If there’s a small gap between subfloor and joist:

  • Insert a thin wood shim into the gap with a dab of wood glue on it.
  • Tap the shim in gently — just snug, not driving it.
  • Don’t force it. Forcing a shim widens the gap and creates new squeaks.

If there’s no visible gap but the floor flexes:

  • Drive a 3-inch drywall screw up through the joist into the subfloor.
  • Use a screw shorter than the combined thickness of the joist and subfloor (3 inches is usually safe for a 2x10 joist + 3/4” subfloor — measure to be sure).
  • A screw too long will poke up through your finished floor. Always measure.

If the joist has pulled away from the subfloor along its length:

  • Get an L-bracket (Simpson Strong-Tie A21 or similar).
  • Screw it from the joist into the subfloor at the squeaky location.

This method is invisible, permanent, and easy. If your basement gives you access, always use this method.

Method 2: Fix From Above on Hardwood Floors

If you can’t get below the floor — slab construction or finished basement ceiling — work from above.

Steps:

  1. Identify the squeaky spot by walking back and forth.
  2. Try to determine if the squeak is at a board-to-board joint or board-to-subfloor.
  3. If you can see a small gap between boards: drive a finish nail (or trim screw with a screw-head cap) into the gap at a slight angle to pull the boards together. Pre-drill first to avoid splitting.
  4. If the squeak is from board-to-subfloor: drive a 2-inch trim screw down through the floorboard into the subfloor. Counterbore the head slightly with a counter-sink bit so the screw sits below the floor surface.
  5. Fill the screw hole with matching wood filler.

This method leaves a small visible patch where you filled — minor but visible if you look. For a hidden alternative, see Method 3.

Method 3: Fix Under Carpet (The Squeeeeek-No-More Method)

For carpeted floors, there’s a specific tool kit called Squeeeeek-No-More that’s designed for the job. It uses special screws with a scored break-off point.

How it works:

  1. Locate the squeak with a helper walking.
  2. Position the included alignment fixture over the squeaky spot on the carpet.
  3. Drive a specialized screw straight through the carpet (without cutting it) into the subfloor and joist below. The carpet fibers part around the screw, which is invisible once removed.
  4. Snap off the top of the screw at the scored break-off point.
  5. Brush the carpet fibers to hide any remaining indent.

The screws stop the subfloor from flexing while leaving no visible trace in the carpet. Genius.

For laminate or vinyl plank floors, similar specialty kits exist (some use adhesive injection through tiny holes). For most homeowners, working from below (Method 1) is the cleaner option for engineered floors.

Find the Joist (Critical for Any Method)

Most of these methods rely on screwing into a floor joist — a stud running underneath the subfloor.
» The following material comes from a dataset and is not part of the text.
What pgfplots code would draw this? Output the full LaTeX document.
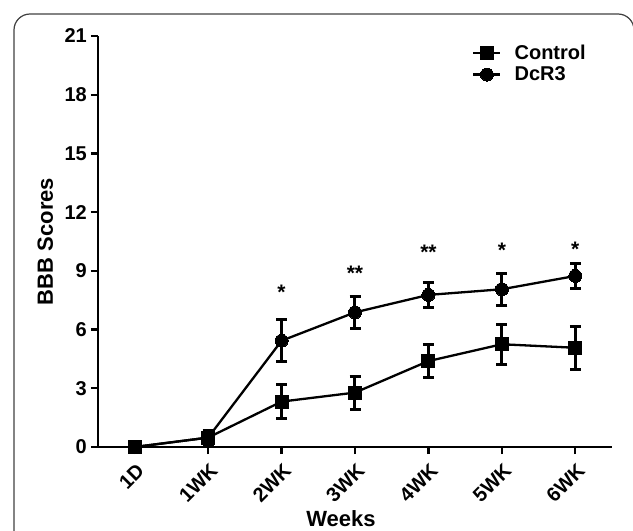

Joists are typically 16 inches apart (sometimes 24), running the same direction across the floor.

To find a joist:

  • Use a stud finder, scanning across the floor (it works the same as on a wall).
  • Look for nail patterns in hardwood floors — nails go into joists.
  • In a basement, joists are visible. Note their orientation and trace them upstairs.

Screwing into a joist gives the screw something to bite into. Screwing only into the subfloor (without hitting a joist) won’t fully stop a flex squeak.

Common Mistakes to Avoid

Screwing too deep. A screw that pokes through your finished floor is a much bigger problem than a squeak. Always measure your floor sandwich (subfloor + finished floor) before choosing screw length.

Driving a shim too hard. Shims should be snug, not forced. A forced shim levers the subfloor away from the joist, creating new gaps and new squeaks.

Skipping the wood glue on shims. A dry shim works loose over time as the wood seasons. A glued shim is permanent.

Not finding the joist. A screw or shim that doesn’t engage the joist won’t fully solve the squeak.

Working alone. Identifying the exact squeak location requires someone walking on the floor while you watch from below or from across the room. Trying alone is a guess.

Frequently Asked Questions

Why is my floor squeaking only in winter? Wood contracts in dry winter air, opening up gaps that were tight in summer. The fix is the same — but you’ll know if it’s seasonal and may be able to live with it.

My old house has squeaks everywhere. That’s normal for floors over 50 years old. Tackle the worst ones first — the ones in main walkways. Many small squeaks can be tolerable; the loud ones aren’t.

Will a hardwood refinish fix squeaks? Refinishing sands the surface. It doesn’t fix what’s happening underneath. Squeaks remain unless the subfloor or joists are addressed.

How long do these fixes last? Done right (screws into joists, glued shims), they’re effectively permanent. The squeak shouldn’t return.

Should I just live with it? Some squeaks are charming in an old farmhouse and obnoxious in a new build. Your call. But know that fixing is usually easier than tolerating.

A Silent Floor Again

Floor squeaks feel like a “big project,” but in most cases the fix is a $5 box of screws and 15 minutes of work. The hardest part is identifying exactly where the squeak originates. Once you’ve got the spot, the right screw or shim makes it disappear permanently — and your house stops giving away your midnight movements.